"HOW SHALL WE THEN LIVE?" Francis Schaeffer

Friday, April 15, 2005

On more important matters, doesn't it bug you when your favorite fast food burger joint just can't quite get the order correct? So whaddya do homegirl?

I think we have the answer: (Found on Patterico
"The entire hilarious transcript is in the extended entry, courtesy of Snopes.

Dispatcher: Sheriff’s department, how can I help you?

Woman: Yeah, I’m over here . . . I’m over here at Burger King right here in San Clemente.*

Dispatcher: Uh-huh.

Woman: Um, no, not San Clemente; I’m sorry, I live in San Clemente. I’m in Laguna Niguel, I think, that’s where I’m at.

Dispatcher: Uh-huh.

Woman: I’m at a drive-through right now.

Dispatcher: Uh-huh.

Woman: I went . . . I ordered my food three times. They’re mopping the floor inside, and I understand they’re busy . . . they’re not even busy, okay, I’ve been the only car here. I asked them four different times to make me a Western Barbeque Burger. Okay, they keep giving me a hamburger with lettuce, tomato, and cheese, onions, and I said, I’m not leaving . . .

Dispatcher: Uh-huh.

Woman: I want a Western Burger because I just got my kids from Tae Kwon Do, they’re hungry, I’m on my way home, and I live in San Clemente.

Dispatcher: Uh-huh.

Woman: Okay . . . she said, she gave me another hamburger; it’s wrong. I said four times, I said, I want it to go. Can you go out and park in front? I said, No, I want my hamburger right. So then the . . . the lady came to the manager. She . . . well whoever she is, she came up and she said, um, she said, um, Do you want your money back? And I said, No, I want my hamburger. My kids are hungry and I have to jump on that toll freeway. I said, I am not leaving this spot, and I said, I will call the police, because I want my Western Burger done right! Now is that so hard?
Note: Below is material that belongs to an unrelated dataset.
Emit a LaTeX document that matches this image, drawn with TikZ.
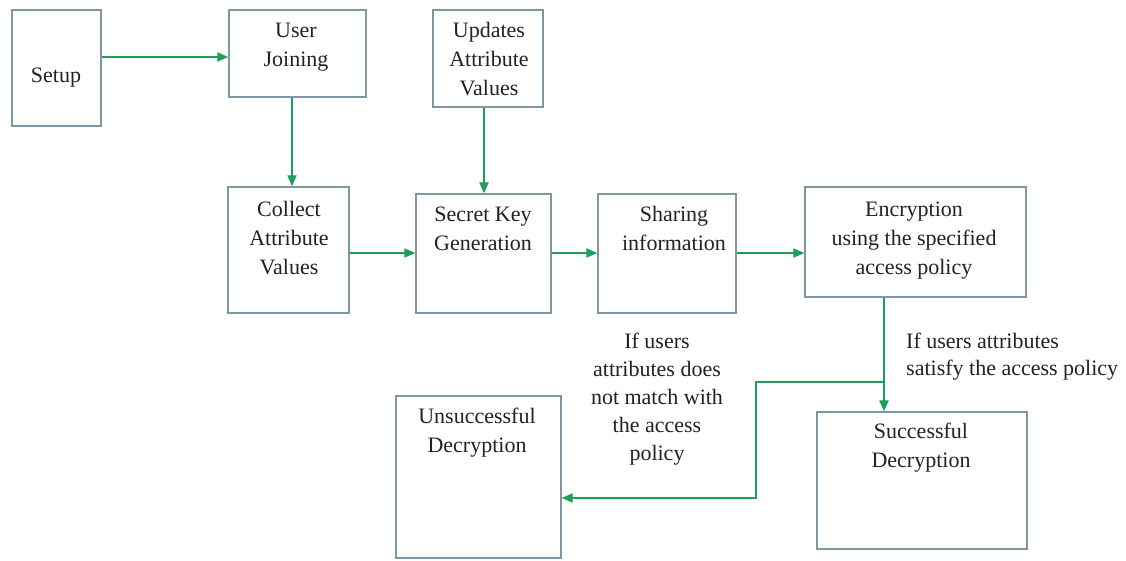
\documentclass[tikz,border=0pt]{standalone}
\usepackage{fontspec}
\setmainfont{Liberation Serif}
\usetikzlibrary{arrows.meta}
\definecolor{boxc}{HTML}{7E97A3}
\definecolor{arrc}{HTML}{1E9E5A}
\definecolor{txtc}{HTML}{222222}
\begin{document}
\begin{tikzpicture}[x=1pt,y=-1pt,
 box/.style={draw=boxc,line width=1.3pt,inner sep=0pt,fill=white},
 txt/.style={anchor=north,inner sep=0pt,align=center,text=txtc,font=\fontsize{22}{29}\selectfont},
 arr/.style={draw=arrc,line width=2pt,-{Triangle[length=11pt,width=9pt]}}]
\useasboundingbox (0,0) rectangle (1126,560);
\fill[white] (0,0) rectangle (1126,560);
% boxes
\node[box,minimum width=89pt,minimum height=116pt] (setup) at (56.5,68) {};
\node[box,minimum width=137pt,minimum height=87pt] (join) at (297.5,53.5) {};
\node[box,minimum width=110pt,minimum height=97pt] (upd) at (488,58.5) {};
\node[box,minimum width=121pt,minimum height=126pt] (coll) at (288.5,250) {};
\node[box,minimum width=135pt,minimum height=119pt] (skg) at (483.5,253.5) {};
\node[box,minimum width=138pt,minimum height=119pt] (share) at (667,253.5) {};
\node[box,minimum width=221pt,minimum height=110pt] (enc) at (915.5,242) {};
\node[box,minimum width=165pt,minimum height=162pt] (unsucc) at (478.5,477) {};
\node[box,minimum width=210pt,minimum height=137pt] (succ) at (922,480.5) {};
% texts
\node[txt] (tsetup) at (56,68) {Setup};
\node[txt] (tjoin) at (296,23) {User\\Joining};
\node[txt] (tupd) at (489,22) {Updates\\Attribute\\Values};
\node[txt] (tcoll) at (289,201) {Collect\\Attribute\\Values};
\node[txt] (tskg) at (483,207) {Secret Key\\Generation};
\node[txt] (tshare) at (674,206) {Sharing\\information};
\node[txt] (tenc) at (914,202) {Encryption\\using the specified\\access policy};
\node[txt] (tunsucc) at (477,408) {Unsuccessful\\Decryption};
\node[txt] (tsucc) at (921,423) {Successful\\Decryption};
\node[txt,font=\fontsize{22}{28}\selectfont] (lno) at (657,333) {If users\\attributes does\\not match with\\the access\\policy};
\node[txt,anchor=north west,align=left,font=\fontsize{22}{27}\selectfont] (lyes) at (906,333) {If users attributes\\satisfy the access policy};
% connectors
\coordinate (s1) at ([yshift=11pt]setup.east);
\draw[arr] (s1) -- (s1 -| join.west);
\coordinate (j1) at ([xshift=-5.5pt]join.south);
\draw[arr] (j1) -- (j1 |- coll.north);
\coordinate (u0) at ([xshift=-4pt]upd.south);
\draw[arr] (u0) -- (u0 |- skg.north);
\coordinate (c1) at ([yshift=-3pt]coll.east);
\draw[arr] (c1) -- (c1 -| skg.west);
\coordinate (k1) at ([yshift=0.5pt]skg.east);
\draw[arr] (k1) -- (k1 -| share.west);
\coordinate (h1) at ([yshift=0.5pt]share.east);
\draw[arr] (h1) -- (h1 -| enc.west);
\coordinate (e1) at ([xshift=-31.5pt]enc.south);
\draw[arr] (e1) -- (e1 |- succ.north);
\coordinate (b1) at ([yshift=-84pt]e1);
\coordinate (b2) at ([xshift=-128pt]b1);
\coordinate (u1) at ([yshift=-21pt]unsucc.east);
\draw[arr] (b1) -- (b2) |- (u1);
\end{tikzpicture}
\end{document}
Dispatcher: Okay, what exactly is it you want us to do for you?

Woman: I . . . send an officer down here. I . . . I want them to make me . . .
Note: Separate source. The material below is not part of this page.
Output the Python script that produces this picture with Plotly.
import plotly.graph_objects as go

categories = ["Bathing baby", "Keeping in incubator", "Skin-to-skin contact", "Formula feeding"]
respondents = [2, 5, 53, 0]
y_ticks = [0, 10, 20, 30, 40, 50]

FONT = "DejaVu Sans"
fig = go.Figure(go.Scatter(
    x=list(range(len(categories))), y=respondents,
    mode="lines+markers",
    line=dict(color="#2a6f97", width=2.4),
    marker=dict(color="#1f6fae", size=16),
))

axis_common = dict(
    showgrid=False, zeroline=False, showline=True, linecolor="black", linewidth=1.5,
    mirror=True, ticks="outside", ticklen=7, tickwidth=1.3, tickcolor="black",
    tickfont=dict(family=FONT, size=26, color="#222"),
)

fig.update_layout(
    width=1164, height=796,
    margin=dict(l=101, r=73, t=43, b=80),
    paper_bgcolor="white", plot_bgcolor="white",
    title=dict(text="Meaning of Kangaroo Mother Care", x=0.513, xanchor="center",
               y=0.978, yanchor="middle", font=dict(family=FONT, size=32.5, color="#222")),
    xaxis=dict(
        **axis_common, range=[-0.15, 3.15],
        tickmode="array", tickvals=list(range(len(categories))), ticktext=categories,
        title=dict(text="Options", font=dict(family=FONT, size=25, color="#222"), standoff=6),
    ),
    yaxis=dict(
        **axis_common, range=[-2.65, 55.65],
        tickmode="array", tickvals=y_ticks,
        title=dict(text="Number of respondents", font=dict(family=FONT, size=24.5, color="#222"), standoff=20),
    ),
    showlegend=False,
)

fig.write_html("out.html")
Dispatcher: Ma’am, we’re not gonna go down there and enforce your Western Bacon Cheeseburger.

Woman: What am I supposed to do?

Dispatcher: This is . . . this is between you and the manager. We’re not gonna go and enforce how to make a hamburger; that’s not a criminal issue. There’s . . . there’s nothing criminal there.
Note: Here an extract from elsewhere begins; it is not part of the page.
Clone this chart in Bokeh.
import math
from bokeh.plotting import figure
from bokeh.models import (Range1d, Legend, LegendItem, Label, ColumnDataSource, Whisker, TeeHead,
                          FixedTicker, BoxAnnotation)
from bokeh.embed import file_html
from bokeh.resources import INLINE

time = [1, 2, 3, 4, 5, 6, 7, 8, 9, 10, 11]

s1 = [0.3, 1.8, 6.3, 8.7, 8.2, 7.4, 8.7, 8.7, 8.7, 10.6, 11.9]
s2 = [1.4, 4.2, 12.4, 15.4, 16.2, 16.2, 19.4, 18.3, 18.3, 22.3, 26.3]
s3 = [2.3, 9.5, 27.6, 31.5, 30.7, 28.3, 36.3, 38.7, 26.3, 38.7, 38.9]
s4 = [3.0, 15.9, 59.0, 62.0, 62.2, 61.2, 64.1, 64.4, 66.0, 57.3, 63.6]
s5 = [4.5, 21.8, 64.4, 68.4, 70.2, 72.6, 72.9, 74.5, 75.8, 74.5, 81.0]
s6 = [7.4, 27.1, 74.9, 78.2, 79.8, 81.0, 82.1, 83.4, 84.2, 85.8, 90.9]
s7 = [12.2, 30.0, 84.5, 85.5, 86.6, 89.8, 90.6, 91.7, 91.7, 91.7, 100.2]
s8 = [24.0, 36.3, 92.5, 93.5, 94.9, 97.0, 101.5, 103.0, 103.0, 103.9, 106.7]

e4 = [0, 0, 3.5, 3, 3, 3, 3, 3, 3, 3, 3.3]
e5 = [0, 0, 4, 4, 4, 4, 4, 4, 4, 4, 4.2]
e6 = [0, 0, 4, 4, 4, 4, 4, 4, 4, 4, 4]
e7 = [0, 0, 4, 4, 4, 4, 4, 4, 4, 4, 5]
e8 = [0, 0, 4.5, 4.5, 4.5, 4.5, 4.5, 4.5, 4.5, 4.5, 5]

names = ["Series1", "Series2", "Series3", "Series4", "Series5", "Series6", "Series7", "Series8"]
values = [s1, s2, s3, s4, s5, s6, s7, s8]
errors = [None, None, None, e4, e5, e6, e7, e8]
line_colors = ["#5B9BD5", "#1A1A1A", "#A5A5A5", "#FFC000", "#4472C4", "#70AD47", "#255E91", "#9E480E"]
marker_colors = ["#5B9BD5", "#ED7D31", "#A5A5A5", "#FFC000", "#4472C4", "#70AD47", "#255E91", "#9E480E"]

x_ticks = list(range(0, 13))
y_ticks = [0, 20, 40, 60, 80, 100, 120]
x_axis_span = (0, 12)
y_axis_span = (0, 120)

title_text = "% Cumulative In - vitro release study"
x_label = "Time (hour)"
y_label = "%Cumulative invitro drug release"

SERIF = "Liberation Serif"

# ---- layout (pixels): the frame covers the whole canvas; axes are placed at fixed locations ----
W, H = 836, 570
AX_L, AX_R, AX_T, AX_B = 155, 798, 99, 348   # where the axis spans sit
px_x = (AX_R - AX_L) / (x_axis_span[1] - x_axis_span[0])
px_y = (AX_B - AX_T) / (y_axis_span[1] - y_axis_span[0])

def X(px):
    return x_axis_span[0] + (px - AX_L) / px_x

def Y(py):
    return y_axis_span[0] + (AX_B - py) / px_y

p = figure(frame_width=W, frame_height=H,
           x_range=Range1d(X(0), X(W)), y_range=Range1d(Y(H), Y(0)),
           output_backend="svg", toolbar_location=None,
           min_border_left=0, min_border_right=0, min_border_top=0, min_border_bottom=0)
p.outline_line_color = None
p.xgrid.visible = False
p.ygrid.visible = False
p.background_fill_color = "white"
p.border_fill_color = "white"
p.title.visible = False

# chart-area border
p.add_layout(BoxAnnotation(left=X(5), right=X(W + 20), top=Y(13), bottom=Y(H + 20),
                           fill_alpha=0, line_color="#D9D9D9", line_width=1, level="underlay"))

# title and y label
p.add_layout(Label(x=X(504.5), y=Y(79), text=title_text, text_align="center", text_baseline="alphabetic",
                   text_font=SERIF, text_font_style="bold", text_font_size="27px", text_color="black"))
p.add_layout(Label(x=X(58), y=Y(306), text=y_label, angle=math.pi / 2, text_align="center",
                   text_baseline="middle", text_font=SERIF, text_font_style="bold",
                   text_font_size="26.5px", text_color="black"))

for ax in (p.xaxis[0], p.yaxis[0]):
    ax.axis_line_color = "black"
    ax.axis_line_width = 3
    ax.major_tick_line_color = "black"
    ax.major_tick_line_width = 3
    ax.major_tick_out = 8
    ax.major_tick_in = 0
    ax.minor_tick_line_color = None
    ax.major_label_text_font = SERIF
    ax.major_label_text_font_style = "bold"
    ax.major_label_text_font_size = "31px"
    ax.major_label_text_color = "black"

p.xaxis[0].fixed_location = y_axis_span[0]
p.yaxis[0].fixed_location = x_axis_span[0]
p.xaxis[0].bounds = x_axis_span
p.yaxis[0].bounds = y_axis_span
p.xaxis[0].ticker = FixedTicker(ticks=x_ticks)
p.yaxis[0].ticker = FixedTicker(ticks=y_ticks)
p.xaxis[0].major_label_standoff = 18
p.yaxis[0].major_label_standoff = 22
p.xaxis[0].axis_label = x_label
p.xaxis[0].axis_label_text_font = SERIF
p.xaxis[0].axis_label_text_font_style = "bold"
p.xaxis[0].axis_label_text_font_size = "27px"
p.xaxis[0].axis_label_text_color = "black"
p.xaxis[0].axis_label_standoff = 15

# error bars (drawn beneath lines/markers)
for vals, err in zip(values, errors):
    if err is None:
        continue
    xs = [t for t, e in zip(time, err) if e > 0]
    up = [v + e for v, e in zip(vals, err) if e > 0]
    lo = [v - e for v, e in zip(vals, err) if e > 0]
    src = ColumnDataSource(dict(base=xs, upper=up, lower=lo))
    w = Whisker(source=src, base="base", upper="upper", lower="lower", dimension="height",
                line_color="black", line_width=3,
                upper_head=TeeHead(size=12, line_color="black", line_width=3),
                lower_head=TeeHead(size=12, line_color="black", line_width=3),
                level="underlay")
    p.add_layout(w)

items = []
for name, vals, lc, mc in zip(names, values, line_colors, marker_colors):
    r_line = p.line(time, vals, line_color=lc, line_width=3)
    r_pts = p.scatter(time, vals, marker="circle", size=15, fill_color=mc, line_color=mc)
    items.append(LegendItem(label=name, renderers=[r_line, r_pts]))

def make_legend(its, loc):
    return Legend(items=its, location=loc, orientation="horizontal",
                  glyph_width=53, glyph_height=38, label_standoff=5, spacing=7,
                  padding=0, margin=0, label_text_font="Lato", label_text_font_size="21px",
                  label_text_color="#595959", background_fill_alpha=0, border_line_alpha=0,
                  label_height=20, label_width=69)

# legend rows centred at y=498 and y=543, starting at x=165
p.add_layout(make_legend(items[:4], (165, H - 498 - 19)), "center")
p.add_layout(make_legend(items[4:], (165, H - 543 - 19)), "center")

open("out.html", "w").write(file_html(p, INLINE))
Woman: So I just stand here . . . so I just sit here and [block]?

Dispatcher: You . . . you need to calmly and rationally speak to the manager and figure out what to do between you.

Woman: She did come up, and I said, Can I please have my Western Burger? She . . . she said, I’m not dealing with it, and she walked away. Because they’re mopping the floor, and it’s also the fact that they don’t want to . . . they don’t want to go through there . . . and . . . and . . .

Dispatcher: Ma’am, then I suggest you get your money back and go somewhere else. This is . . . this is not a criminal issue. We can’t go out there and make them make you a cheeseburger the way you want it.

Woman: Well . . . that is . . . that . . . you’re supposed to be here to protect me.

Dispatcher: Well, what are we protecting you from, a wrong cheeseburger? (JB I like that line)

Woman: No . . .

Dispatcher: Is this like . . . is this a harmful cheeseburger or something? I don’t understand what you want us to do.

Woman: Just come down here. I’m not . . . I’m not leaving.

Dispatcher: No ma’am, I’m not sending the deputies down there over a cheeseburger. You need to go in there and act like an adult and either get your money back or go home.

Woman: She is not acting like an adult herself! I’m sitting here in my car; I just want them to make my kids a . . . a Western Burger.

Dispatcher: Ma’am, this is what I suggest: I suggest you get your money back from the manager and you go on your way home.

Woman: Okay.

Dispatcher: Okay? Bye-bye."

JB here: Okay we've learned that calling 911 probably won't solve your problems with the burger joint. I say just get your money back and go to Taco Bell instead. Who knows what they're giving you.